### [Brief]
Please retype the data in full and exactly; the pictures are not part of the copy.

### [Collected material]
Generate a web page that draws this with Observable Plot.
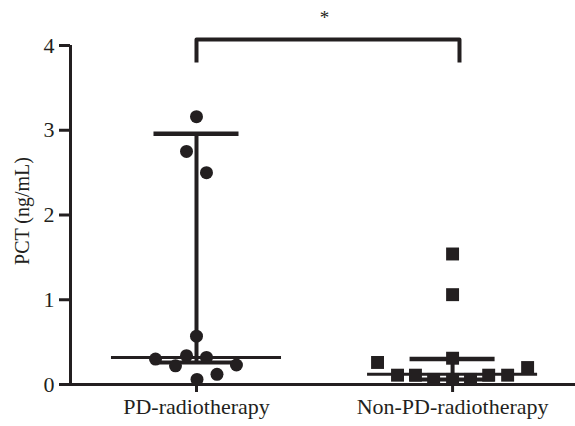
<!DOCTYPE html>
<html><head><meta charset="utf-8">
<script src="https://cdn.jsdelivr.net/npm/d3@7"></script>
<script src="https://cdn.jsdelivr.net/npm/@observablehq/plot@0.6"></script>
<style>body{margin:0;background:#fff}</style>
</head><body><div id="chart"></div>
<script>
// ---- data ----
const groups = ["PD-radiotherapy", "Non-PD-radiotherapy"];
const pdValues = [3.16, 2.75, 2.50, 0.57, 0.30, 0.34, 0.32, 0.22, 0.23, 0.06, 0.12];
const pdJitter = [0, -0.039, 0.039, 0, -0.16, -0.039, 0.039, -0.082, 0.156, 0.002, 0.08];
const nonPdValues = [1.54, 1.06, 0.31, 0.26, 0.20, 0.11, 0.11, 0.11, 0.11, 0.06, 0.06, 0.06];
const nonPdJitter = [0, 0, 0, -0.293, 0.293, -0.215, -0.145, 0.141, 0.215, -0.074, 0, 0.07];
const medians = [0.32, 0.12];
const upperBars = [2.96, 0.30];
const lowerBars = [0.26, 0.06];
const yTicks = [0, 1, 2, 3, 4];
const yLabel = "PCT (ng/mL)";
const sigLabel = "*";
const sigLevel = 4.07;

const ink = "#231f20";
const pdPts = pdValues.map((v, i) => ({x: 0 + pdJitter[i], y: v}));
const nonPts = nonPdValues.map((v, i) => ({x: 1 + nonPdJitter[i], y: v}));
const stats = groups.map((g, i) => ({cx: i, med: medians[i], hi: upperBars[i], lo: lowerBars[i]}));
const xMin = -0.492, xMax = 1.48;
const bracket = [
  {x: 0, y: sigLevel - 0.27}, {x: 0, y: sigLevel},
  {x: 1.027, y: sigLevel}, {x: 1.027, y: sigLevel - 0.27}
];

const chart = Plot.plot({
  width: 575,
  height: 426,
  marginLeft: 70,
  marginRight: 0,
  marginTop: 45,
  marginBottom: 42,
  style: {fontFamily: "'Liberation Serif', serif", fontSize: "22px", color: ink, background: "white"},
  x: {domain: [xMin, xMax], axis: null},
  y: {domain: [0, 4], axis: null},
  marks: [
    Plot.axisY({ticks: yTicks, tickFormat: d => String(d), tickSize: 11, tickPadding: 5, strokeWidth: 3, label: null, fill: ink}),
    Plot.axisX({ticks: [0, 1], tickFormat: d => groups[d], tickSize: 8, tickPadding: 6, strokeWidth: 3, label: null, fill: ink}),
    Plot.text([yLabel], {text: d => d, frameAnchor: "left", textAnchor: "middle", rotate: -90, dx: -48, dy: -4, fontSize: 20, fill: ink}),
    Plot.ruleY([0], {stroke: ink, strokeWidth: 3}),
    Plot.ruleX([xMin], {y1: 0, y2: 4, stroke: ink, strokeWidth: 3}),
    Plot.ruleX(stats, {x: "cx", y1: "lo", y2: "hi", stroke: ink, strokeWidth: 4}),
    Plot.ruleY(stats, {y: "hi", x1: d => d.cx - 0.166, x2: d => d.cx + 0.166, stroke: ink, strokeWidth: 4.5}),
    Plot.ruleY(stats, {y: "lo", x1: d => d.cx - 0.166, x2: d => d.cx + 0.166, stroke: ink, strokeWidth: 4}),
    Plot.ruleY(stats, {y: "med", x1: d => d.cx - 0.332, x2: d => d.cx + 0.332, stroke: ink, strokeWidth: 3}),
    Plot.dot(pdPts, {x: "x", y: "y", r: 6.5, fill: ink, stroke: null, symbol: "circle"}),
    Plot.dot(nonPts, {x: "x", y: "y", r: 7.3, fill: ink, stroke: null, symbol: "square"}),
    Plot.line(bracket, {x: "x", y: "y", stroke: ink, strokeWidth: 4, strokeLinejoin: "round", strokeLinecap: "butt"}),
    Plot.text([sigLabel], {x: () => 0.5, y: () => 4.32, text: d => d, fontSize: 19, fill: ink})
  ]
});
document.getElementById("chart").appendChild(chart);
</script>
</body></html>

### [Exercise result]
Generate a web page that draws this with Observable Plot.
<!DOCTYPE html>
<html><head><meta charset="utf-8">
<script src="https://cdn.jsdelivr.net/npm/d3@7"></script>
<script src="https://cdn.jsdelivr.net/npm/@observablehq/plot@0.6"></script>
<style>body{margin:0;background:#fff}</style>
</head><body><div id="chart"></div>
<script>
// ---- data ----
const groups = ["PD-radiotherapy", "Non-PD-radiotherapy"];
const pdValues = [3.16, 2.75, 2.50, 0.57, 0.30, 0.34, 0.32, 0.22, 0.23, 0.06, 0.12];
const pdJitter = [0, -0.039, 0.039, 0, -0.16, -0.039, 0.039, -0.082, 0.156, 0.002, 0.08];
const nonPdValues = [1.54, 1.06, 0.31, 0.26, 0.20, 0.11, 0.11, 0.11, 0.11, 0.06, 0.06, 0.06];
const nonPdJitter = [0, 0, 0, -0.293, 0.293, -0.215, -0.145, 0.141, 0.215, -0.074, 0, 0.07];
const medians = [0.32, 0.12];
const upperBars = [2.96, 0.30];
const lowerBars = [0.26, 0.06];
const yTicks = [0, 1, 2, 3, 4];
const yLabel = "PCT (ng/mL)";
const sigLabel = "*";
const sigLevel = 4.07;

const ink = "#231f20";
const pdPts = pdValues.map((v, i) => ({x: 0 + pdJitter[i], y: v}));
const nonPts = nonPdValues.map((v, i) => ({x: 1 + nonPdJitter[i], y: v}));
const stats = groups.map((g, i) => ({cx: i, med: medians[i], hi: upperBars[i], lo: lowerBars[i]}));
const xMin = -0.492, xMax = 1.48;
const bracket = [
  {x: 0, y: sigLevel - 0.27}, {x: 0, y: sigLevel},
  {x: 1.027, y: sigLevel}, {x: 1.027, y: sigLevel - 0.27}
];

const chart = Plot.plot({
  width: 575,
  height: 426,
  marginLeft: 70,
  marginRight: 0,
  marginTop: 45,
  marginBottom: 42,
  style: {fontFamily: "'Liberation Serif', serif", fontSize: "22px", color: ink, background: "white"},
  x: {domain: [xMin, xMax], axis: null},
  y: {domain: [0, 4], axis: null},
  marks: [
    Plot.axisY({ticks: yTicks, tickFormat: d => String(d), tickSize: 11, tickPadding: 5, strokeWidth: 3, label: null, fill: ink}),
    Plot.axisX({ticks: [0, 1], tickFormat: d => groups[d], tickSize: 8, tickPadding: 6, strokeWidth: 3, label: null, fill: ink}),
    Plot.text([yLabel], {text: d => d, frameAnchor: "left", textAnchor: "middle", rotate: -90, dx: -48, dy: -4, fontSize: 20, fill: ink}),
    Plot.ruleY([0], {stroke: ink, strokeWidth: 3}),
    Plot.ruleX([xMin], {y1: 0, y2: 4, stroke: ink, strokeWidth: 3}),
    Plot.ruleX(stats, {x: "cx", y1: "lo", y2: "hi", stroke: ink, strokeWidth: 4}),
    Plot.ruleY(stats, {y: "hi", x1: d => d.cx - 0.166, x2: d => d.cx + 0.166, stroke: ink, strokeWidth: 4.5}),
    Plot.ruleY(stats, {y: "lo", x1: d => d.cx - 0.166, x2: d => d.cx + 0.166, stroke: ink, strokeWidth: 4}),
    Plot.ruleY(stats, {y: "med", x1: d => d.cx - 0.332, x2: d => d.cx + 0.332, stroke: ink, strokeWidth: 3}),
    Plot.dot(pdPts, {x: "x", y: "y", r: 6.5, fill: ink, stroke: null, symbol: "circle"}),
    Plot.dot(nonPts, {x: "x", y: "y", r: 7.3, fill: ink, stroke: null, symbol: "square"}),
    Plot.line(bracket, {x: "x", y: "y", stroke: ink, strokeWidth: 4, strokeLinejoin: "round", strokeLinecap: "butt"}),
    Plot.text([sigLabel], {x: () => 0.5, y: () => 4.32, text: d => d, fontSize: 19, fill: ink})
  ]
});
document.getElementById("chart").appendChild(chart);
</script>
</body></html>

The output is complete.